#### The input

= = = = = = =

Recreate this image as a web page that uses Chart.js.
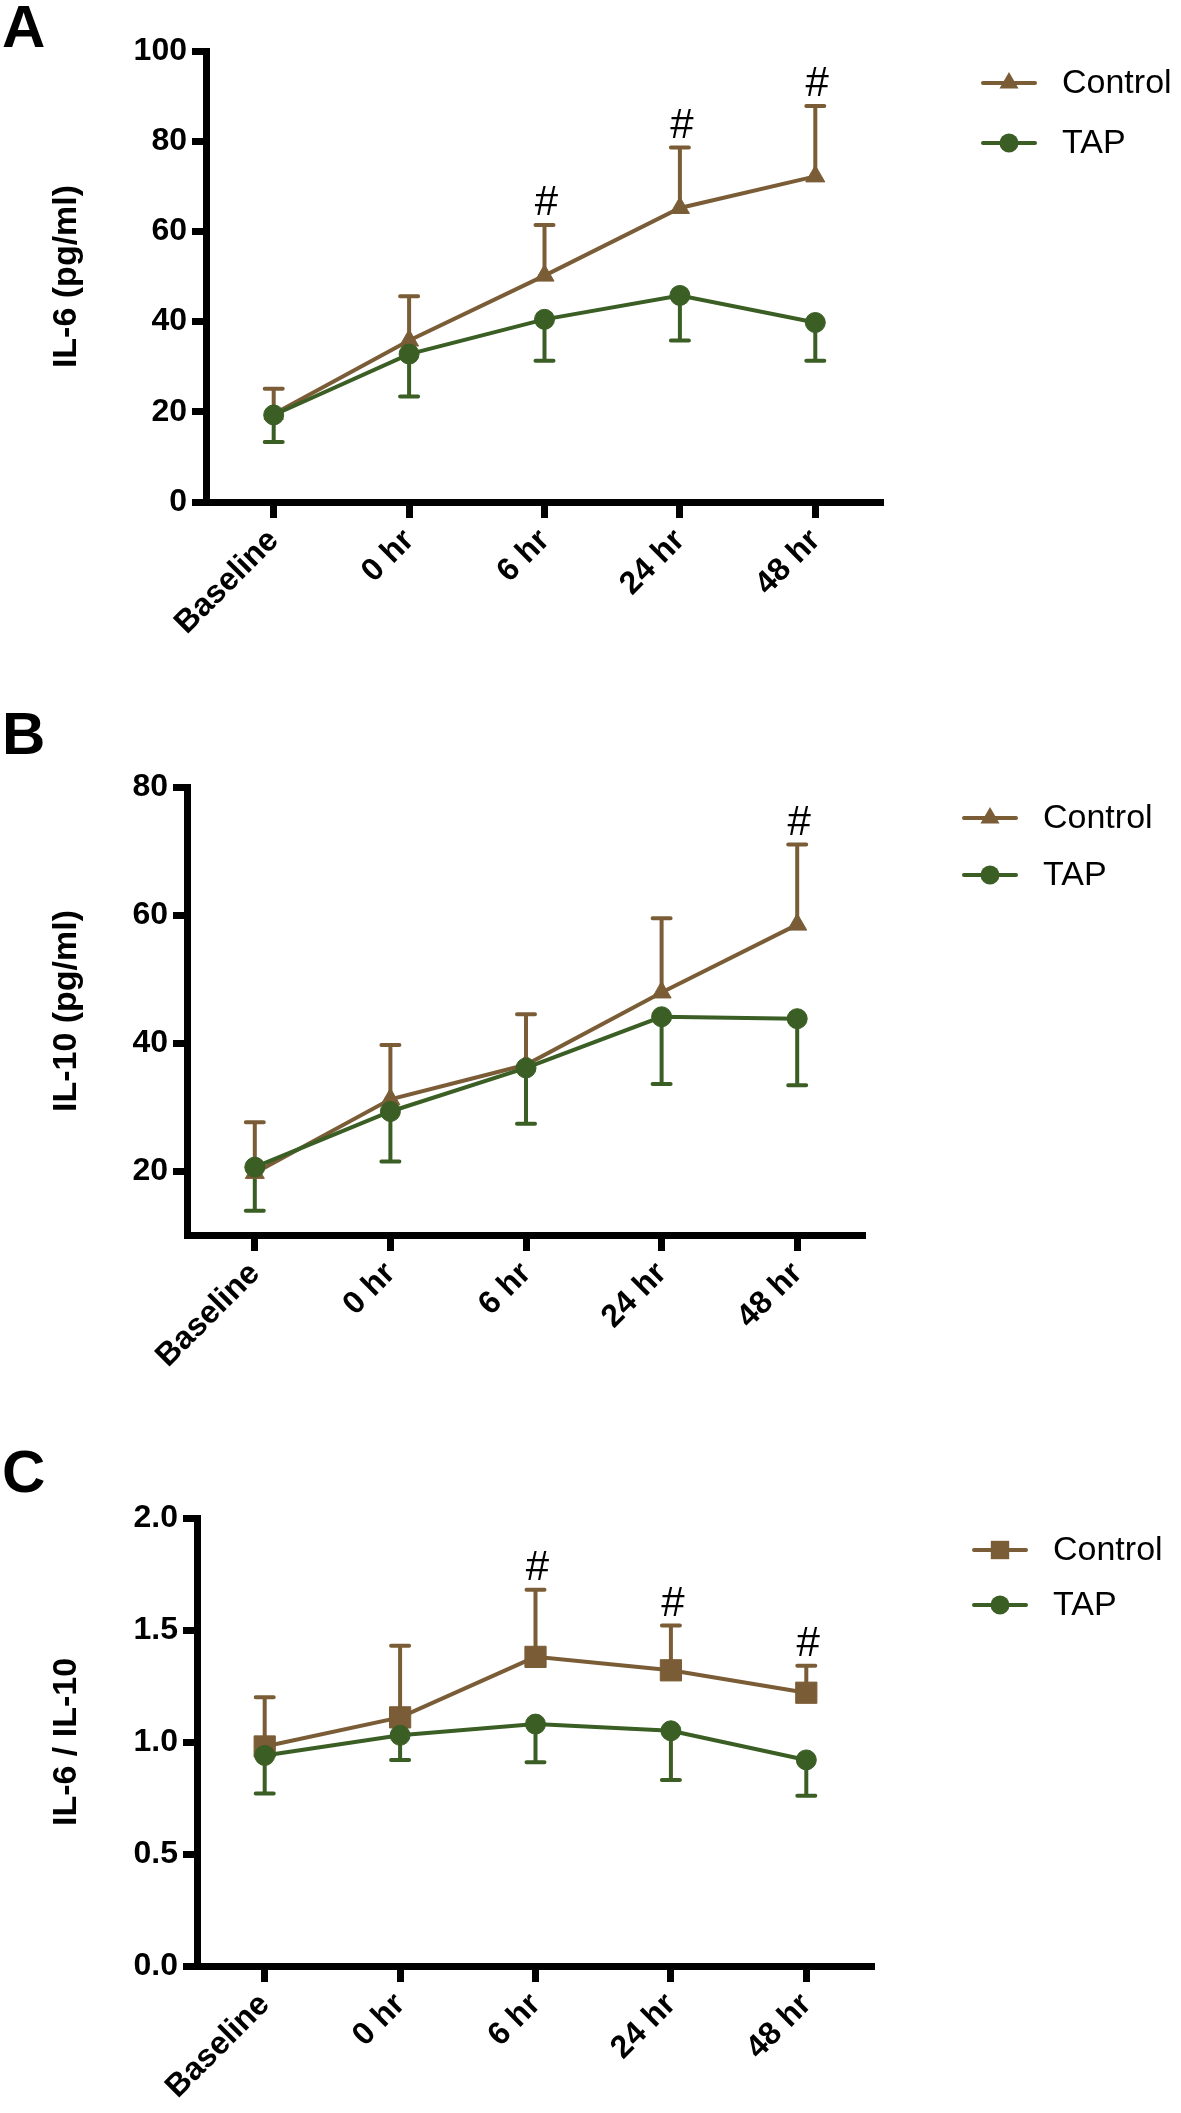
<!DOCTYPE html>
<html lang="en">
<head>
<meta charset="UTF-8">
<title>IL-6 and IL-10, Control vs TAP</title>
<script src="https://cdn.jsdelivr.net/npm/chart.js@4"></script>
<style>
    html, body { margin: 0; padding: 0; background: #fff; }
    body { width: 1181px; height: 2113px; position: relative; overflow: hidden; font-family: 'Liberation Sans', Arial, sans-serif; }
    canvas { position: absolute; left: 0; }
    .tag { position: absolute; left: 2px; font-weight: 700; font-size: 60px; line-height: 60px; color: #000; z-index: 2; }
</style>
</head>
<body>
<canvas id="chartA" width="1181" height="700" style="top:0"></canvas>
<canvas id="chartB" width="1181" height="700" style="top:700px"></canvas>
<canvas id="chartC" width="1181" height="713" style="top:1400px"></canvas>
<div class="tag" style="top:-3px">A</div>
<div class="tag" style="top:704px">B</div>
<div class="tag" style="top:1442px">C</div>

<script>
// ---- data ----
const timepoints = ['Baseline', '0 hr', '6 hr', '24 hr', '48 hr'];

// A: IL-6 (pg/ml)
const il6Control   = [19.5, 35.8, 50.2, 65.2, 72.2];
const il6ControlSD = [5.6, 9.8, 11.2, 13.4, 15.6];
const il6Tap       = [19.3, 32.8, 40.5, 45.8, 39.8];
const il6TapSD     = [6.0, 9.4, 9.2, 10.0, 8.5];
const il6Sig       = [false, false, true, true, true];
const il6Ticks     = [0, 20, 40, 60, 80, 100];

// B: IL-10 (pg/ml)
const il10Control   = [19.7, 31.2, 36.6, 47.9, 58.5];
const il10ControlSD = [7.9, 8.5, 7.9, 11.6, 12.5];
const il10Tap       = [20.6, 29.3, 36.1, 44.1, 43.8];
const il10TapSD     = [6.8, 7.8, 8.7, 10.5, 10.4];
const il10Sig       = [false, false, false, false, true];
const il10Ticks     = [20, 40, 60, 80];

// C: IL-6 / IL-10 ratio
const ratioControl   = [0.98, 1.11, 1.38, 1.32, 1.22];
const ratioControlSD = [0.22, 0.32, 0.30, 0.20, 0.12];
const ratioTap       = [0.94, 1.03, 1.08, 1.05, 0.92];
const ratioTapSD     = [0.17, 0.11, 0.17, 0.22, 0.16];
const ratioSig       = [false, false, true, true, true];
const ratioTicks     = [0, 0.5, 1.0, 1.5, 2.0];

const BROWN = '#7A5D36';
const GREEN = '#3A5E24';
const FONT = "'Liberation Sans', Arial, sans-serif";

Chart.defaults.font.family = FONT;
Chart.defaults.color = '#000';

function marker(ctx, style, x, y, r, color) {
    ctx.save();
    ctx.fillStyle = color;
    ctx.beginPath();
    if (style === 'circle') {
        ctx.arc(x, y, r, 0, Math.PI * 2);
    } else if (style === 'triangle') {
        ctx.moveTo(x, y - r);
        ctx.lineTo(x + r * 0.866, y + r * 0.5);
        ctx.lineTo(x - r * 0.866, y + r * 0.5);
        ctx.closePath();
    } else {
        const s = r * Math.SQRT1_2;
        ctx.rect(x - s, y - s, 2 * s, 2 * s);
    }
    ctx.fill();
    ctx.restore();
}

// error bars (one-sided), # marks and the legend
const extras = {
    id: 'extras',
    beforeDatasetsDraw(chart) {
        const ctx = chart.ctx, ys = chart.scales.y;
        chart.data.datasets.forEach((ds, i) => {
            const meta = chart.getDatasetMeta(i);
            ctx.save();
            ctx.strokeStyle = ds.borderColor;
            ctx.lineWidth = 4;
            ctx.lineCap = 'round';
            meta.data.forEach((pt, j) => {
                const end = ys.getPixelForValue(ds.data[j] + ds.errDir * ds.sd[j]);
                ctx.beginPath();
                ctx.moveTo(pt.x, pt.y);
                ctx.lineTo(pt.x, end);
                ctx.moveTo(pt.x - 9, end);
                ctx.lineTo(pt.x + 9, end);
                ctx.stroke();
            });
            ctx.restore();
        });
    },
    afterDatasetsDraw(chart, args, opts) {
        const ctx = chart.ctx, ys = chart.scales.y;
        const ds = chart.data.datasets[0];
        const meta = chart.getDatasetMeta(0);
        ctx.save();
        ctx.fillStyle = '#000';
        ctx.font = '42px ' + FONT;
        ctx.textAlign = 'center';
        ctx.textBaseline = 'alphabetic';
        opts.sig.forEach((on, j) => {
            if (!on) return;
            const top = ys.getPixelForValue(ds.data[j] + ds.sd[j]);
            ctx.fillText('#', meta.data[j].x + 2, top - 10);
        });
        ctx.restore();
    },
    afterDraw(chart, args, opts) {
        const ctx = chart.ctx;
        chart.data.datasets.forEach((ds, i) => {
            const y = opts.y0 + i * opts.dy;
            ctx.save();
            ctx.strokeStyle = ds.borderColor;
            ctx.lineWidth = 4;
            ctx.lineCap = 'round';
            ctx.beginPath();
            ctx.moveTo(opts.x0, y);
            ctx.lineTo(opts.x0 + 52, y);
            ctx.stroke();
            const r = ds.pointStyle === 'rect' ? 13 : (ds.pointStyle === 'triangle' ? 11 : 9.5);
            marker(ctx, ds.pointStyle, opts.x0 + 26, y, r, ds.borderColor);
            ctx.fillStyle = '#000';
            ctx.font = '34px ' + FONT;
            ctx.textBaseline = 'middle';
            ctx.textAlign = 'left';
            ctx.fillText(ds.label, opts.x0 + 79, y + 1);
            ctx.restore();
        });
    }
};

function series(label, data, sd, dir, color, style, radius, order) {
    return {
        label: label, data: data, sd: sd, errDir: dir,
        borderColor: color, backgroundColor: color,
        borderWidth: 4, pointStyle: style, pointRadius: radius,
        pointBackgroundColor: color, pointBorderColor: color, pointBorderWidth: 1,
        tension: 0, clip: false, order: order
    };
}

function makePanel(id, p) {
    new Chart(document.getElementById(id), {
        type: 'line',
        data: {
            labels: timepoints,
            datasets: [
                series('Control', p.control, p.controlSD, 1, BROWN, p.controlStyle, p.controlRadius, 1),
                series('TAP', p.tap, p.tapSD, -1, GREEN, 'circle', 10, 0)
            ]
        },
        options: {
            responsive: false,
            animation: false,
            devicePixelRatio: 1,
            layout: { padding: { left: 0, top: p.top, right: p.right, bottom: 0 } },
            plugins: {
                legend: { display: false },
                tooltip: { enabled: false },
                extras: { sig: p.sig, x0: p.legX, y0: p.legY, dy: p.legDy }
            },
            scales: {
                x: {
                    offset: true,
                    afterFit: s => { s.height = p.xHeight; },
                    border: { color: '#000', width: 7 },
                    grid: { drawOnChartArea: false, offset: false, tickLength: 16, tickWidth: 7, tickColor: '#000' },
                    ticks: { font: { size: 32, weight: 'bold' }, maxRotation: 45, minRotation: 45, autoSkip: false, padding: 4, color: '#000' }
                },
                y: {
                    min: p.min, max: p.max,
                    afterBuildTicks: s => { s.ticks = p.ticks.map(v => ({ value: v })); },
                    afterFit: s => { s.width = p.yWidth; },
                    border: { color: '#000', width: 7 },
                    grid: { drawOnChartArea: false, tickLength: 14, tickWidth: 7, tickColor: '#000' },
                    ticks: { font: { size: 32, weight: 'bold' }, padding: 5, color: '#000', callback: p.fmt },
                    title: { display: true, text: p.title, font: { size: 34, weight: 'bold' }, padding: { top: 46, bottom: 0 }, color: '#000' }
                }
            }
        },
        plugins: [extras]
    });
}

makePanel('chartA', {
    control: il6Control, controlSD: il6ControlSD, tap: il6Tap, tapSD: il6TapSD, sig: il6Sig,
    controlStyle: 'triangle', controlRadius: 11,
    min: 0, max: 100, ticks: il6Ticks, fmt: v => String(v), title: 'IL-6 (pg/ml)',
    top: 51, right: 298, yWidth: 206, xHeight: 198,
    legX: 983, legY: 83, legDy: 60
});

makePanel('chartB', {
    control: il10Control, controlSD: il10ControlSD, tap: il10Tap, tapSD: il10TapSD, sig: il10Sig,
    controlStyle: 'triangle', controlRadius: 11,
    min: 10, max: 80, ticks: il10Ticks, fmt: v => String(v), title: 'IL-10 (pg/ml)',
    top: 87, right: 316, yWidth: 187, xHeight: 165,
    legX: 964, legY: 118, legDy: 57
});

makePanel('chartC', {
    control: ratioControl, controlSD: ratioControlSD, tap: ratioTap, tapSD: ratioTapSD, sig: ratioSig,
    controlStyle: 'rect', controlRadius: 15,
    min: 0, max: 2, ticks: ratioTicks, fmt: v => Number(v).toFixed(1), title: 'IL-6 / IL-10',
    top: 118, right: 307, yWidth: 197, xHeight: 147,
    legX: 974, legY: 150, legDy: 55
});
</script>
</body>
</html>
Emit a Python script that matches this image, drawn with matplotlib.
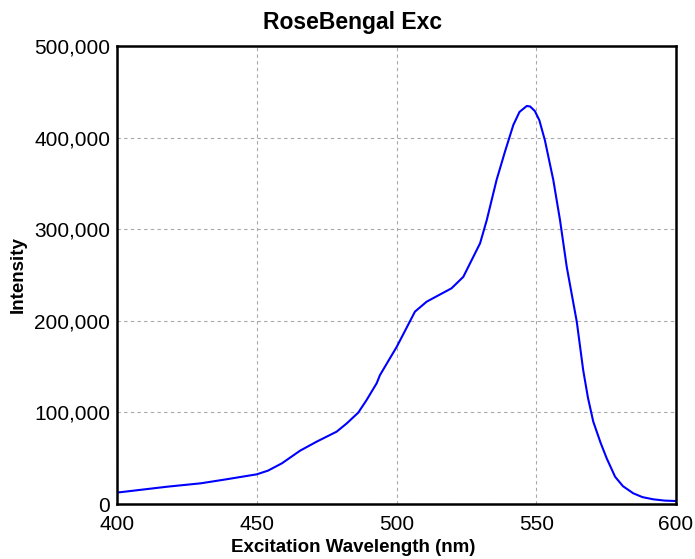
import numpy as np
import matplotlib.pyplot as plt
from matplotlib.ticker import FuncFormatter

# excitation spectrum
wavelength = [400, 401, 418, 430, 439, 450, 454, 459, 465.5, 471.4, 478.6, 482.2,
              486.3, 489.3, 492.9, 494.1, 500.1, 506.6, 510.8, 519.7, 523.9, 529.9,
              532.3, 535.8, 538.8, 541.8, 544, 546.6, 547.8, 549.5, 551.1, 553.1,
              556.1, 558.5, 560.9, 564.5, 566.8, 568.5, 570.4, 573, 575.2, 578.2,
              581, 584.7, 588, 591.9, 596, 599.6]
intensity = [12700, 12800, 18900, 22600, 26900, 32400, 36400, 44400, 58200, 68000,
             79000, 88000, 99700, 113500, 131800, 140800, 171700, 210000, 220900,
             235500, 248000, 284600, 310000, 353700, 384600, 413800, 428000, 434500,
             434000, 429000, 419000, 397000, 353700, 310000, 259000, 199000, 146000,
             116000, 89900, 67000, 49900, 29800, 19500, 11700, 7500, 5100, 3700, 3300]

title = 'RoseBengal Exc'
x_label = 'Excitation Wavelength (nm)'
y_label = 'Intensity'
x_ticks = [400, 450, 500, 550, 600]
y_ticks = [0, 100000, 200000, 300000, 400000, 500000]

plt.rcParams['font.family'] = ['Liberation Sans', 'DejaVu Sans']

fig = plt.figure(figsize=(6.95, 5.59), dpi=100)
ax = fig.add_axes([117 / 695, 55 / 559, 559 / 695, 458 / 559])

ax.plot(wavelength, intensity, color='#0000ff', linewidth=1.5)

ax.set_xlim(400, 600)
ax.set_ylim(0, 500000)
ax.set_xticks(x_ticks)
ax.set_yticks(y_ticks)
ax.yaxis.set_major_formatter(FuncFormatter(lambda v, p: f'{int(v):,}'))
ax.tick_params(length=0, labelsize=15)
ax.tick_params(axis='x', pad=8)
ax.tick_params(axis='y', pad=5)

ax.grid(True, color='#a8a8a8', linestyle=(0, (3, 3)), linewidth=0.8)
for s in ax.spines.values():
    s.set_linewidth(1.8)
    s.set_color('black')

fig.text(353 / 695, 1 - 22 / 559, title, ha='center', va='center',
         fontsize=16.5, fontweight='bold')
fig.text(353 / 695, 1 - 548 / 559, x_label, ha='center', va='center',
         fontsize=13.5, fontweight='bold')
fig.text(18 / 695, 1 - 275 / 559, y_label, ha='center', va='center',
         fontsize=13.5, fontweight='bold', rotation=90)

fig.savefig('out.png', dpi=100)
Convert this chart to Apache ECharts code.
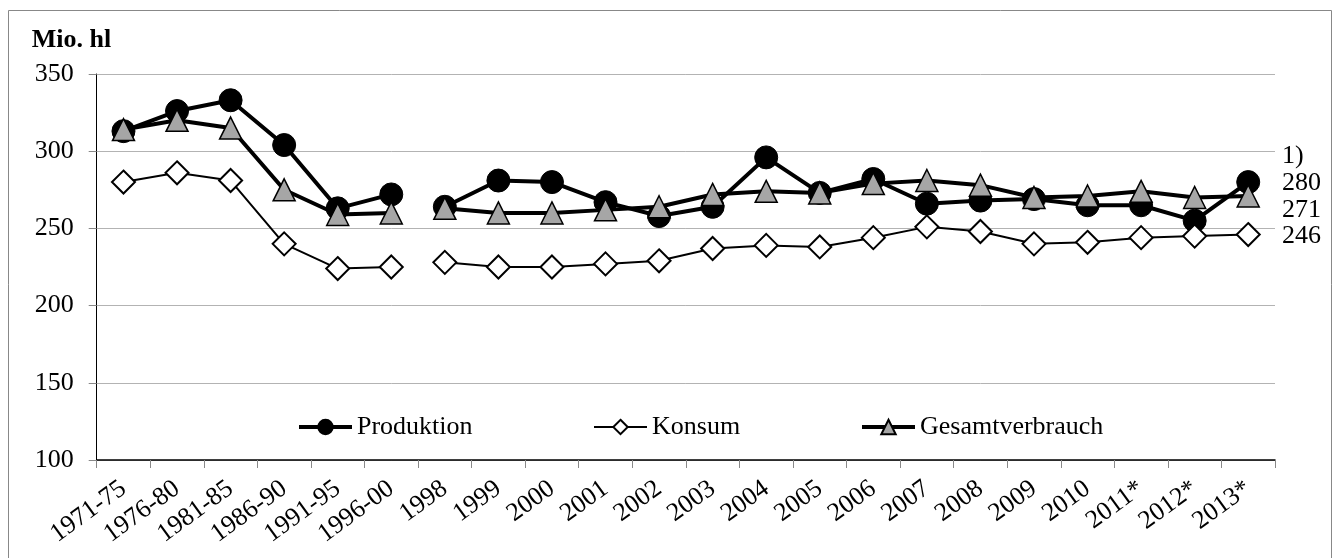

= = = = = = =

Starting at the line containing "Emit a Python" and ending at the line containing "from matplotlib.ticker import FuncFormatter", copy those lines exactly, both included, and nothing more. Leave out any picture.

#### Finished task
Emit a Python script that matches this image, drawn with matplotlib.
import numpy as np
import matplotlib.pyplot as plt
from matplotlib.ticker import FuncFormatter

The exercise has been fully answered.